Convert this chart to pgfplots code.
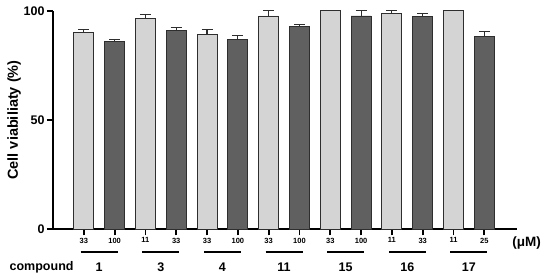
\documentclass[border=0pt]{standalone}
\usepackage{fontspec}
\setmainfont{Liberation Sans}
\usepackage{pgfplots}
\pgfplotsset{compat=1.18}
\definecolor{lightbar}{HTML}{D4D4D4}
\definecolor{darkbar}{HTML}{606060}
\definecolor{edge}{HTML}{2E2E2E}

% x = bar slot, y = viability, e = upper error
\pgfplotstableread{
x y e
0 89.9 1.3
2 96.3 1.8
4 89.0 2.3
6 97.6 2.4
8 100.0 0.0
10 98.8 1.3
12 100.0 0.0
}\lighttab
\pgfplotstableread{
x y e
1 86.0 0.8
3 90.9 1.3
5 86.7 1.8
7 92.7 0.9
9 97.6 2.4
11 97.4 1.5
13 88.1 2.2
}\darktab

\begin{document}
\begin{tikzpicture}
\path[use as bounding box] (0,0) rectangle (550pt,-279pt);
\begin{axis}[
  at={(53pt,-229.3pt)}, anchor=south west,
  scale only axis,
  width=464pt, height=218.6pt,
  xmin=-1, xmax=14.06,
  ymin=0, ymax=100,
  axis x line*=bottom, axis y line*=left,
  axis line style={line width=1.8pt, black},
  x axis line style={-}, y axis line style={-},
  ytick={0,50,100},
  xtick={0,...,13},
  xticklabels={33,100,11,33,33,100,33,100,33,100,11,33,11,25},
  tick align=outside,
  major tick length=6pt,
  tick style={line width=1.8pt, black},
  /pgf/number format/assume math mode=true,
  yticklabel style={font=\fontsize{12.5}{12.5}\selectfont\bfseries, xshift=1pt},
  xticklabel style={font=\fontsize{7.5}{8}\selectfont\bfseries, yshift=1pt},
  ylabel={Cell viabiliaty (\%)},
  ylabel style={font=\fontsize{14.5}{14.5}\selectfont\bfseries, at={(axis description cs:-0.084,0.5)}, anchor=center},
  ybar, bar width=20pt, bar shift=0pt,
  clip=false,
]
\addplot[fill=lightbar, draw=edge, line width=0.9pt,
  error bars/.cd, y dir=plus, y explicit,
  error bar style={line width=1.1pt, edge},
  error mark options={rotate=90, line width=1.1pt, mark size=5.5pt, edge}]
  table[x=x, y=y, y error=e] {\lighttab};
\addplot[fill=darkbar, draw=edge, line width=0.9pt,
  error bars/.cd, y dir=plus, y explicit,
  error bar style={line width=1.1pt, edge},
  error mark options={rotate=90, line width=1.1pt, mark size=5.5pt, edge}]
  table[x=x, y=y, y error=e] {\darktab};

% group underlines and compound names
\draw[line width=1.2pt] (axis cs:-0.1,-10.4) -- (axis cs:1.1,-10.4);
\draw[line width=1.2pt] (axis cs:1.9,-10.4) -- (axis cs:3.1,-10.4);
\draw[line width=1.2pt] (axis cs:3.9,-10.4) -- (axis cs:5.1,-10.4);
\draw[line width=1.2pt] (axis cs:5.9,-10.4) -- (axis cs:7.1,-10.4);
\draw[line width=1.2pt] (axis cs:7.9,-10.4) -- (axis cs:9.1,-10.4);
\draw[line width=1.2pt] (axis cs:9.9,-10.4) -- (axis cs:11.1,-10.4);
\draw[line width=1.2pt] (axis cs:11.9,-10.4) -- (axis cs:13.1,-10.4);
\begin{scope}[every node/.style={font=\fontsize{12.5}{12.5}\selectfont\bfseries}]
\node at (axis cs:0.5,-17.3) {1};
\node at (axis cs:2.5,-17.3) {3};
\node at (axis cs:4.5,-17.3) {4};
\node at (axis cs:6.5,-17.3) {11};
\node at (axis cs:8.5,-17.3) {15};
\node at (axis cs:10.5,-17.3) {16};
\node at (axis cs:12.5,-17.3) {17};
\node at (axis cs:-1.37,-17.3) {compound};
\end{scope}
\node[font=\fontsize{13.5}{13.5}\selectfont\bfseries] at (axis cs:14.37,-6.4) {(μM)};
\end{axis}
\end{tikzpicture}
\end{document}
---
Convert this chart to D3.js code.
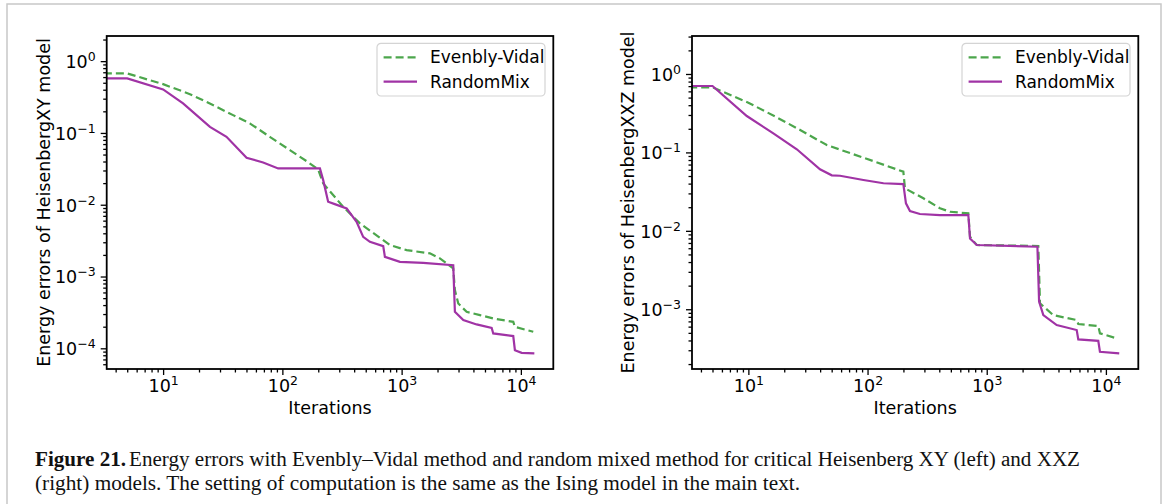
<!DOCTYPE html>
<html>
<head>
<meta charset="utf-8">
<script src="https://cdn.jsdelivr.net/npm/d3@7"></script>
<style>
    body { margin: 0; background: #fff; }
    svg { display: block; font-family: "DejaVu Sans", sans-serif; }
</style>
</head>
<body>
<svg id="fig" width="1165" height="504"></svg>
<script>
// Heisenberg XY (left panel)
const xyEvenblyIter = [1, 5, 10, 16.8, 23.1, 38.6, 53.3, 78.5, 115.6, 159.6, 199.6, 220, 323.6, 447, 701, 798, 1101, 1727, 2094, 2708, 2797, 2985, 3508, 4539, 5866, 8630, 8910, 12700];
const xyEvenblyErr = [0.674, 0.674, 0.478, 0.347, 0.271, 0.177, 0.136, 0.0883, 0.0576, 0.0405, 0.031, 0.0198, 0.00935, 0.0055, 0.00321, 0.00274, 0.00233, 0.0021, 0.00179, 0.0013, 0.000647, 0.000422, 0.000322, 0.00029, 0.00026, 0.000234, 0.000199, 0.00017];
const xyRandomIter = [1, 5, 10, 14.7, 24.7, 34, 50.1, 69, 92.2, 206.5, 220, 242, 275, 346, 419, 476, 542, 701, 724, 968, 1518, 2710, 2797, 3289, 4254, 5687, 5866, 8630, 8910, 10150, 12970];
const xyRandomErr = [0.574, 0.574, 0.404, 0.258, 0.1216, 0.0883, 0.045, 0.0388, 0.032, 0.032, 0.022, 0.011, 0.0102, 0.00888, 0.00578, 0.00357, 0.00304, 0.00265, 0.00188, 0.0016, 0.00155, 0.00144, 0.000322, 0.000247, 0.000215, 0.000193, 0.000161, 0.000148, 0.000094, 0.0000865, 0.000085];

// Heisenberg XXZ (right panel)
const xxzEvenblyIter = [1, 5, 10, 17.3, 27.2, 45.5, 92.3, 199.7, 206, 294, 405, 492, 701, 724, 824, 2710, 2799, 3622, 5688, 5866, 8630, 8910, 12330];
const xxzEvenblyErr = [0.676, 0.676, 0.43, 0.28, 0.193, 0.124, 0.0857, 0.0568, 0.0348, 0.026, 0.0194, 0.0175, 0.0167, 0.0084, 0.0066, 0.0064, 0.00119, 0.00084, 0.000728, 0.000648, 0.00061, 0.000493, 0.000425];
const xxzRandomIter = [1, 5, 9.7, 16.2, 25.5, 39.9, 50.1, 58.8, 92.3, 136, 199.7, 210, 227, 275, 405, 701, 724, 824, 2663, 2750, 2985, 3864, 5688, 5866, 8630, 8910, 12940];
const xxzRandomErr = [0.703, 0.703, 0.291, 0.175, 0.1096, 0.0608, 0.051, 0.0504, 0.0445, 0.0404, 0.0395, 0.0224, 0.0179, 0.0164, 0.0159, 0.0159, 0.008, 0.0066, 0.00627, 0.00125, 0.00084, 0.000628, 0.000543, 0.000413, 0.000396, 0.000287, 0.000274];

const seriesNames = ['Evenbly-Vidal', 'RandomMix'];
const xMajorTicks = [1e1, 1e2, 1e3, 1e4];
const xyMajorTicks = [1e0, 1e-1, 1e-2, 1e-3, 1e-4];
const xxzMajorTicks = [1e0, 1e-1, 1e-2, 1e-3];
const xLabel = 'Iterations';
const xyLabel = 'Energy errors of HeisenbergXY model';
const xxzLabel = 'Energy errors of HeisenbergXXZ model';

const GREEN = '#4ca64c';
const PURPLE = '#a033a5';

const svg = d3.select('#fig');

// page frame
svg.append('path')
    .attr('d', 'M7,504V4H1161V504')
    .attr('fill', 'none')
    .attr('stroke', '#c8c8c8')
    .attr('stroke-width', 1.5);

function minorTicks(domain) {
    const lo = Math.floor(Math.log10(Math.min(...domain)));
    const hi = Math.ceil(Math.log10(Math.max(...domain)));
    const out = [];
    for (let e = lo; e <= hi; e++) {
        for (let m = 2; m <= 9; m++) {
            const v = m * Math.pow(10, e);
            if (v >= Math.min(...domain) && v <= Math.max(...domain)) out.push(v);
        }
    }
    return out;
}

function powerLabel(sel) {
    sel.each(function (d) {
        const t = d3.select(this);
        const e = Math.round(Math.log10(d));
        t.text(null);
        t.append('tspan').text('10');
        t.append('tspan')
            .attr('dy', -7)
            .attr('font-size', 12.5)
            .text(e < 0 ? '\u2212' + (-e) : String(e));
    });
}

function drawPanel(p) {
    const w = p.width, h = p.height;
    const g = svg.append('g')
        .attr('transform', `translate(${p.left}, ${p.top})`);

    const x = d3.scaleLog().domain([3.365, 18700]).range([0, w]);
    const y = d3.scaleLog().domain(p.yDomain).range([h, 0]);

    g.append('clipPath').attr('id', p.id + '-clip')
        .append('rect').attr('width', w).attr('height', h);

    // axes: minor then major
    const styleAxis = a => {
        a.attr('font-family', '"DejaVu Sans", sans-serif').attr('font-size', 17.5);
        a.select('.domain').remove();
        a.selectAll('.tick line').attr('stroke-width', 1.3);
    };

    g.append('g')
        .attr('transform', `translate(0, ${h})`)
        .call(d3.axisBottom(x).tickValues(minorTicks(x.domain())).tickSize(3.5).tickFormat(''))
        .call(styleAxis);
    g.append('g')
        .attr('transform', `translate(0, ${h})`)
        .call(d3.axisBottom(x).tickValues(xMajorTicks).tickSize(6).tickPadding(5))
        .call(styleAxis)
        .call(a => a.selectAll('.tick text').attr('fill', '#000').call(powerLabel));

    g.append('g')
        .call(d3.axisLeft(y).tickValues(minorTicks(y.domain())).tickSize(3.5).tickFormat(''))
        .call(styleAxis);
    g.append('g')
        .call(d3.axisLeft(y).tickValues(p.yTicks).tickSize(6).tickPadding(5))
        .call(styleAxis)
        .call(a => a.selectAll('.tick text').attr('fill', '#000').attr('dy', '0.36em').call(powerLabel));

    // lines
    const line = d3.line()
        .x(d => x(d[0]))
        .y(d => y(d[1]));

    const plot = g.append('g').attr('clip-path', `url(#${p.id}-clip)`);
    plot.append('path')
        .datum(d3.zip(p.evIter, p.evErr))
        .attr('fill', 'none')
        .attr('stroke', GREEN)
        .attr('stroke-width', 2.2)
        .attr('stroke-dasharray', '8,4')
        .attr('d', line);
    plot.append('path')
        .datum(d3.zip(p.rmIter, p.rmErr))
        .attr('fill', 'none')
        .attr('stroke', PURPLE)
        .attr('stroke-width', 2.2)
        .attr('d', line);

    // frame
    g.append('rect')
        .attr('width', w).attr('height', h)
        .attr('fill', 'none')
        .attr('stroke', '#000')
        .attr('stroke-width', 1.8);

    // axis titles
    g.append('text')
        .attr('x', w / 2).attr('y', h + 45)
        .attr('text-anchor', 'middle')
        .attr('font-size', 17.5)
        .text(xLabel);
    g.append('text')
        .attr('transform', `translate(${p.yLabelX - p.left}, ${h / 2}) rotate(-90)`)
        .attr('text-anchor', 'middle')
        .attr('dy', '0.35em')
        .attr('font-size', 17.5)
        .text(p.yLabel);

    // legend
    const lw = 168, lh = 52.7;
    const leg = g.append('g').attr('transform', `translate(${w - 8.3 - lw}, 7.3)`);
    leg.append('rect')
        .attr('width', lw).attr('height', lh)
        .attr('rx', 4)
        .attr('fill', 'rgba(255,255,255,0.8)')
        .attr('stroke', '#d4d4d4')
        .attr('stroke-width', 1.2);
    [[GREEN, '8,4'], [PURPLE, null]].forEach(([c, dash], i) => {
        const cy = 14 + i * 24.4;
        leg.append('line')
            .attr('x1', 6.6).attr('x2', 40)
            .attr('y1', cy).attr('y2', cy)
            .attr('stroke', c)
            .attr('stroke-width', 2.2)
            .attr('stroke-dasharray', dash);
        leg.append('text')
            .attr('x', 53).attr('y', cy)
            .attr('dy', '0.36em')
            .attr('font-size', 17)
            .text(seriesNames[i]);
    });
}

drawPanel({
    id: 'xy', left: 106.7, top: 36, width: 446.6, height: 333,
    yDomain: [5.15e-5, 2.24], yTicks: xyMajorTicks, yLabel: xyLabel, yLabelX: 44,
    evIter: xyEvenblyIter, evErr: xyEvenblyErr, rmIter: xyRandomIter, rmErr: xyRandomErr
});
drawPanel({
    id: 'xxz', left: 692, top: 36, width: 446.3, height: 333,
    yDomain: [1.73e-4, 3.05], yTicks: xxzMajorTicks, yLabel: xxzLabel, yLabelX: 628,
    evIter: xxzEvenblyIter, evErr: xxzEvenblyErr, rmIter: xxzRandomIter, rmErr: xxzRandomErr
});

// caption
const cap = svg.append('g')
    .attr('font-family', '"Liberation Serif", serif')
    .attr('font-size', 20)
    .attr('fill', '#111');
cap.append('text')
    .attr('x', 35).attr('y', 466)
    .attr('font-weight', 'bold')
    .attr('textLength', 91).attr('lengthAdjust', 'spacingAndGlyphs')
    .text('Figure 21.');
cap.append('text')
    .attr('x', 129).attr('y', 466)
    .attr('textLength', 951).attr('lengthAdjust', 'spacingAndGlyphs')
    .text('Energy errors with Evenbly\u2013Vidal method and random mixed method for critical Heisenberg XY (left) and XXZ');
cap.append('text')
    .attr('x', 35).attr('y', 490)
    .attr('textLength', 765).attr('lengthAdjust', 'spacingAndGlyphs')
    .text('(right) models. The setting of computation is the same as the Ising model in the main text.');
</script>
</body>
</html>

Required task: For each line in the data above that contains the string "this", extract the line.

Response to the exercise:
Convert this chart to pgfplots code.
Convert this chart to D3.js code.
        const t = d3.select(this);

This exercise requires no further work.